K'ak' Tiliw Chan Chaak became ruler of Naranjo on May 31, 693. Shortly after, Naranjo fought and won a series of victories against polities, some of whom may have been rebelling against K'ak' Tiliw's mother. While most of these were smaller polities, Yaxha, Tikal, and Ucanal all suffered defeats at the hands of Naranjo during this time. However, as he was quite young during these battles, it is assumed that his mother was the chief architect of the wars.

Once of age, he built many monuments in the city he ruled. He was apparently a patron of the arts, especially ceramic, and he is referred to as Sak Chuwen, Pure (or White) Artisan, on Stela 18. His wife was Ix Unen B'ahlam. Though she was from the city of Tuubal, a small polity Naranjo defeated in 693 CE, the similarity between her name and a former ruler of Tikal, Lady Unen Bahlam, has led some scholars to suggest she was at least distantly related to the Tikal lineage.

He may have had a contentious relationship with his mother Lady 6 Sky, who built stelae noting her important contributions to the city during his time in office. His father is rarely mentioned in public murals, with Naranjo Stela 46 being the only currently-known example. There, his father is named as K'ak' U ? Chan Chaak.

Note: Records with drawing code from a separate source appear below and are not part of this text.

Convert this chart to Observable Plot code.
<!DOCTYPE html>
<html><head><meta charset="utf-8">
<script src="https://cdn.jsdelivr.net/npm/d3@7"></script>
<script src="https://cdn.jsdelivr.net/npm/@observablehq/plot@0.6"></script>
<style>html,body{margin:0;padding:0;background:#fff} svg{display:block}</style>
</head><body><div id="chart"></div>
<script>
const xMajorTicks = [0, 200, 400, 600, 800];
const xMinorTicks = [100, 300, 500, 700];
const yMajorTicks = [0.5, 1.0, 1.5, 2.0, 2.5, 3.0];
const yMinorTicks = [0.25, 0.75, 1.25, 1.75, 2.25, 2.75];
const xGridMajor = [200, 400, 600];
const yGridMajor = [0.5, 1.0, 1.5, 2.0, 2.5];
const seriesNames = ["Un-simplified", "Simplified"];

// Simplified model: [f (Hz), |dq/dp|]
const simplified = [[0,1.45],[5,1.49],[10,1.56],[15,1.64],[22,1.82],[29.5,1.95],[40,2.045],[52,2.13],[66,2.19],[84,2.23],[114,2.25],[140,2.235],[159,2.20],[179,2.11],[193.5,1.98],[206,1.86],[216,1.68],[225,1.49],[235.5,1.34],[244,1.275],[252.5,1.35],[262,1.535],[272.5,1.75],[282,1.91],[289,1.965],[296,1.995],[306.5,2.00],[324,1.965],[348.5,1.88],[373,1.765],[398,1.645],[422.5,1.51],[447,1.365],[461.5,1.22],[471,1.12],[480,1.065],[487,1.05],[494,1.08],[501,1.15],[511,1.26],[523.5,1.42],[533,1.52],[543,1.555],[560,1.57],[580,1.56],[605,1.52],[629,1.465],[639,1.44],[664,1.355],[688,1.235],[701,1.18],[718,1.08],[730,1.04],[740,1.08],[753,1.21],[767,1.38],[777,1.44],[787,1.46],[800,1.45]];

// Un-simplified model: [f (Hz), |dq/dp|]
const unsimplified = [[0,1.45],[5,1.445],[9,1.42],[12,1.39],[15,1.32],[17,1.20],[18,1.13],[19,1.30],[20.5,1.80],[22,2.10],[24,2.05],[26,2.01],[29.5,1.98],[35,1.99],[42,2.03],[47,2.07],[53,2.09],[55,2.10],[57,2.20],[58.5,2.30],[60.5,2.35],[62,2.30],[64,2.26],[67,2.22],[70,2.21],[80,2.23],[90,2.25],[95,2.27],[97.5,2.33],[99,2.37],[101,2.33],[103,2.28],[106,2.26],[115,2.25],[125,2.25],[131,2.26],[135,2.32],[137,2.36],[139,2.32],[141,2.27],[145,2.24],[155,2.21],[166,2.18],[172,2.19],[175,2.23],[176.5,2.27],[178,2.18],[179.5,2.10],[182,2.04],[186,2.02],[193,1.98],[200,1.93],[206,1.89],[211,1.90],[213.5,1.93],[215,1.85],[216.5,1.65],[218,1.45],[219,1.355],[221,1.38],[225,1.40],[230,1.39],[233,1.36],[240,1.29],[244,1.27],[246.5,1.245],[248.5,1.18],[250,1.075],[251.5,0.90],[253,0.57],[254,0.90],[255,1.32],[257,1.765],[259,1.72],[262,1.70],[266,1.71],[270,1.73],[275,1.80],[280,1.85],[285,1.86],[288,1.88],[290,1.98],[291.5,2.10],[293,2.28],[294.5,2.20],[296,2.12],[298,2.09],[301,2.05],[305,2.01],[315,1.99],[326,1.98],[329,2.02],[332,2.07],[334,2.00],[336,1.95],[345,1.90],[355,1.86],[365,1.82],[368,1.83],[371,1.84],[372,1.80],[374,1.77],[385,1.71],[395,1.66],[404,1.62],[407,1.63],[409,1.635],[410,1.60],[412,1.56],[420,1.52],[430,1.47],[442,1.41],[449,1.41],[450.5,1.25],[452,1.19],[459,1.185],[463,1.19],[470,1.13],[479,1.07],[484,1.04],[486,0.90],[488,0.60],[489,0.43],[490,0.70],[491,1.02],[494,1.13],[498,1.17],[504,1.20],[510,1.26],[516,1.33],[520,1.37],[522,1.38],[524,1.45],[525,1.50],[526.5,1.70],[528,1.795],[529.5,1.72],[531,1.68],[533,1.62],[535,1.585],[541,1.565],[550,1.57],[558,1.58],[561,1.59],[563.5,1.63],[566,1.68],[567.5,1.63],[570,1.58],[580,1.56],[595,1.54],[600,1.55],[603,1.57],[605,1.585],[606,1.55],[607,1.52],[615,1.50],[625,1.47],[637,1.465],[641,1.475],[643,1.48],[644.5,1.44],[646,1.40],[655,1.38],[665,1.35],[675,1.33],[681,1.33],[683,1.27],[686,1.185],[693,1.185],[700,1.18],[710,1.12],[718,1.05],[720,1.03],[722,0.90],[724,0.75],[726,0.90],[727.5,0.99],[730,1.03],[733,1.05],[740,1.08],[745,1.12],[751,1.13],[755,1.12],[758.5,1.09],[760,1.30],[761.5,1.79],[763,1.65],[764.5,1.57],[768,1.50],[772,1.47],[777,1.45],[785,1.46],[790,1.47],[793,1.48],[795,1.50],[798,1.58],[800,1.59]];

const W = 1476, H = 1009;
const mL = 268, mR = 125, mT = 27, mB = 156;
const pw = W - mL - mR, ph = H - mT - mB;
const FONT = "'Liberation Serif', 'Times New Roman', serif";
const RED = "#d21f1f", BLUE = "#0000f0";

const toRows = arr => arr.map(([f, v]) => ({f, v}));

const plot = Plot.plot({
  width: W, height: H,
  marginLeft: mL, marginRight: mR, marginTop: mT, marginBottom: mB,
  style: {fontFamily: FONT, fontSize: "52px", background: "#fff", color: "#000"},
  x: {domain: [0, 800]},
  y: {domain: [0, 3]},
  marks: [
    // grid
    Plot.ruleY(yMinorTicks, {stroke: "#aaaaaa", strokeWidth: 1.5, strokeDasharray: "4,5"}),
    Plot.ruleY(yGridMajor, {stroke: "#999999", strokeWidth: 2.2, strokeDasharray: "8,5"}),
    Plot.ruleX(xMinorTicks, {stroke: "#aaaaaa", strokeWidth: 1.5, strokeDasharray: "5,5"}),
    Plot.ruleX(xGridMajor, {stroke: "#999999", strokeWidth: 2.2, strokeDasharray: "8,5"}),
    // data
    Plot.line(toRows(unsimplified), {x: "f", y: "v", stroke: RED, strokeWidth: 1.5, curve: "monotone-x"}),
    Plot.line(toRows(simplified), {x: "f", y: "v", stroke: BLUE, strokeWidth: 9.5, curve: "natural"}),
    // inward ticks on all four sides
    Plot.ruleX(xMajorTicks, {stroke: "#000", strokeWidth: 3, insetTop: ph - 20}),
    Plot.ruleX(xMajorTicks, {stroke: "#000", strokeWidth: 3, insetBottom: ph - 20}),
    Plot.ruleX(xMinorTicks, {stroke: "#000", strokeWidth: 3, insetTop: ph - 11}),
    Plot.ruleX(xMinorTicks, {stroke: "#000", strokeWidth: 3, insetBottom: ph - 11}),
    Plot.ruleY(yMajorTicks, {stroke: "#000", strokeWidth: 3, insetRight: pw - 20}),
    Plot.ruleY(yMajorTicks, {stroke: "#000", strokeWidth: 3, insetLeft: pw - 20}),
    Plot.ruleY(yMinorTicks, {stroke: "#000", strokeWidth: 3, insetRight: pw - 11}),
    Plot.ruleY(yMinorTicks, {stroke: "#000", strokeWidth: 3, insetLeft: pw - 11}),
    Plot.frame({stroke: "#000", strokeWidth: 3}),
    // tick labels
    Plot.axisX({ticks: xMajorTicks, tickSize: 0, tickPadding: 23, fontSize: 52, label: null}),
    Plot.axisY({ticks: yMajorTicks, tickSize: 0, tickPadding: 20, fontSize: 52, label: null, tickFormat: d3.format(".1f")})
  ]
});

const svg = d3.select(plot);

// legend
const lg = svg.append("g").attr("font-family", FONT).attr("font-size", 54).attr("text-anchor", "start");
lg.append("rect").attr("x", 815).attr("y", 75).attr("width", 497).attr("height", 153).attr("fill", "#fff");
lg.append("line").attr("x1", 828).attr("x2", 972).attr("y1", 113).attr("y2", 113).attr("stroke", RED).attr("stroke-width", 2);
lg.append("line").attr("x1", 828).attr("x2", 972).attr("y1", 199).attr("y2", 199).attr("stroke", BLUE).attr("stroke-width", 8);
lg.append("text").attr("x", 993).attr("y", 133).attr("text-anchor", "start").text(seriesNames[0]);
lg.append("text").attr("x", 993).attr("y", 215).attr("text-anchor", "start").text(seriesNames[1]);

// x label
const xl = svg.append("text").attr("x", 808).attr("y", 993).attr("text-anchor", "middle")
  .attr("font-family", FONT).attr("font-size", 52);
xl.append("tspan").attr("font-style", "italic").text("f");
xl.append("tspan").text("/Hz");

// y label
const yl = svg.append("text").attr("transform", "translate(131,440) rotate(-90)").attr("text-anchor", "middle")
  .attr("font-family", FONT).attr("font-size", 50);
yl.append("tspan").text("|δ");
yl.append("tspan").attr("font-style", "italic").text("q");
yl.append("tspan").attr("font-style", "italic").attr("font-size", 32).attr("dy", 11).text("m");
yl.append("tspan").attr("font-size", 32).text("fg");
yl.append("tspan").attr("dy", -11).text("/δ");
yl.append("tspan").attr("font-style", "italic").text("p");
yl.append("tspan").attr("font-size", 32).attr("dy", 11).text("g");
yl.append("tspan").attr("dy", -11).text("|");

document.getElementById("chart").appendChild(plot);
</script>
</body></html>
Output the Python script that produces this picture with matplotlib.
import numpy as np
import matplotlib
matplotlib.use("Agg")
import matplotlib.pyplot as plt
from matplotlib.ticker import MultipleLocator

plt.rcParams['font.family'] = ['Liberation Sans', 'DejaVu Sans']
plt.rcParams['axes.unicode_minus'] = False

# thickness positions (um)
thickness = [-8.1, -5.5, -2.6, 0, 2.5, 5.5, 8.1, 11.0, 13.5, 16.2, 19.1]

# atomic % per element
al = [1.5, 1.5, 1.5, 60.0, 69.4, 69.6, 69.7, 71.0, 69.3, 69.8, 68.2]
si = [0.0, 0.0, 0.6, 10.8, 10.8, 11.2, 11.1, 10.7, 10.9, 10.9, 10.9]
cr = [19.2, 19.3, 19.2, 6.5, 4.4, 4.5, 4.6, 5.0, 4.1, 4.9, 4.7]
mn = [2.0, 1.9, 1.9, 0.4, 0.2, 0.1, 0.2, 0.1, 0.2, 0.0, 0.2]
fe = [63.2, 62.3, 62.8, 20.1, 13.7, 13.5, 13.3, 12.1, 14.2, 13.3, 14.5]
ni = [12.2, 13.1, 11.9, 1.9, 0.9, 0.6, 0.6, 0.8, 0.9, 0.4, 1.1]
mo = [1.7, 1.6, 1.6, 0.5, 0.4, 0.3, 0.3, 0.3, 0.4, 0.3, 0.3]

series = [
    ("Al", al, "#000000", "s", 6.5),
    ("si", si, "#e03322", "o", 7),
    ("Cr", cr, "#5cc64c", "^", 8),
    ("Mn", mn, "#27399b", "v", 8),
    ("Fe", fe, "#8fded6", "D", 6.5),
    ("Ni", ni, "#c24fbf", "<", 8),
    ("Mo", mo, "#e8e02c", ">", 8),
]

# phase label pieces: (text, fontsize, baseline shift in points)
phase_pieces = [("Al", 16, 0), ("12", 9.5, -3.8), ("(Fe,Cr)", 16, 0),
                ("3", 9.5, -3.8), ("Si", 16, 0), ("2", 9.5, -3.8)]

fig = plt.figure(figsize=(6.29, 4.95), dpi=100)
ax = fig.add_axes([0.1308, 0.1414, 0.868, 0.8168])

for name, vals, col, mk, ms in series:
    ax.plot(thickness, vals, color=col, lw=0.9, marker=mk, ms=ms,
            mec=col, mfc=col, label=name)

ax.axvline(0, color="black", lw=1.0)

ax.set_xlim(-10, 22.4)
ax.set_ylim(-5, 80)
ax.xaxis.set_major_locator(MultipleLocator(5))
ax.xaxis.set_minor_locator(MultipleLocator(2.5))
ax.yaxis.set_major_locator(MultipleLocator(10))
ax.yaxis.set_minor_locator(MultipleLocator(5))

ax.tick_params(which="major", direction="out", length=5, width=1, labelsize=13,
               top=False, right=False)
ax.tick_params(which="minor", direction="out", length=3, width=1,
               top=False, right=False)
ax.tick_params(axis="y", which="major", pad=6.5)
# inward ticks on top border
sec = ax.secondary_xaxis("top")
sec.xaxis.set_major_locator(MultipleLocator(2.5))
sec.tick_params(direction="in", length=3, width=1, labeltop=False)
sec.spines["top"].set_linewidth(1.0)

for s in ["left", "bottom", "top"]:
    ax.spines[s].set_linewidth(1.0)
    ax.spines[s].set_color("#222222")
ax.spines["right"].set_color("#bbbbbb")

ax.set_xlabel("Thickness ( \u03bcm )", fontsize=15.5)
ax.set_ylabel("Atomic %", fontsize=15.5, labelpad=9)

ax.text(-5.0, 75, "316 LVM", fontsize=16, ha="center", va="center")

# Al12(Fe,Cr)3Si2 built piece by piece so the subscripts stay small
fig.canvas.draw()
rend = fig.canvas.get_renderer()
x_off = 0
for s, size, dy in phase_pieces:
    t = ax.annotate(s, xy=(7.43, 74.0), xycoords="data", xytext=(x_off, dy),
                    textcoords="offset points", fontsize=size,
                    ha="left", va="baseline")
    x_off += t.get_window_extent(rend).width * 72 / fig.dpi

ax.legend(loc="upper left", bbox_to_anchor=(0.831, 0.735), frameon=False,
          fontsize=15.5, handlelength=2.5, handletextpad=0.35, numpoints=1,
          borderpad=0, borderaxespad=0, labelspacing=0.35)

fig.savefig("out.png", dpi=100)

It is possible his father was relatively unimportant in city politics before the arrival of Lady Six Sky, but his use of the Holy Naranjo Lord emblem glyph suggests he was at least a member of the royal family.

He died of unknown causes in his forties, setting off an interregnum in Naranjo that ended when Yax Mayuy Chan Chaak, possibly his younger brother or son, took the throne.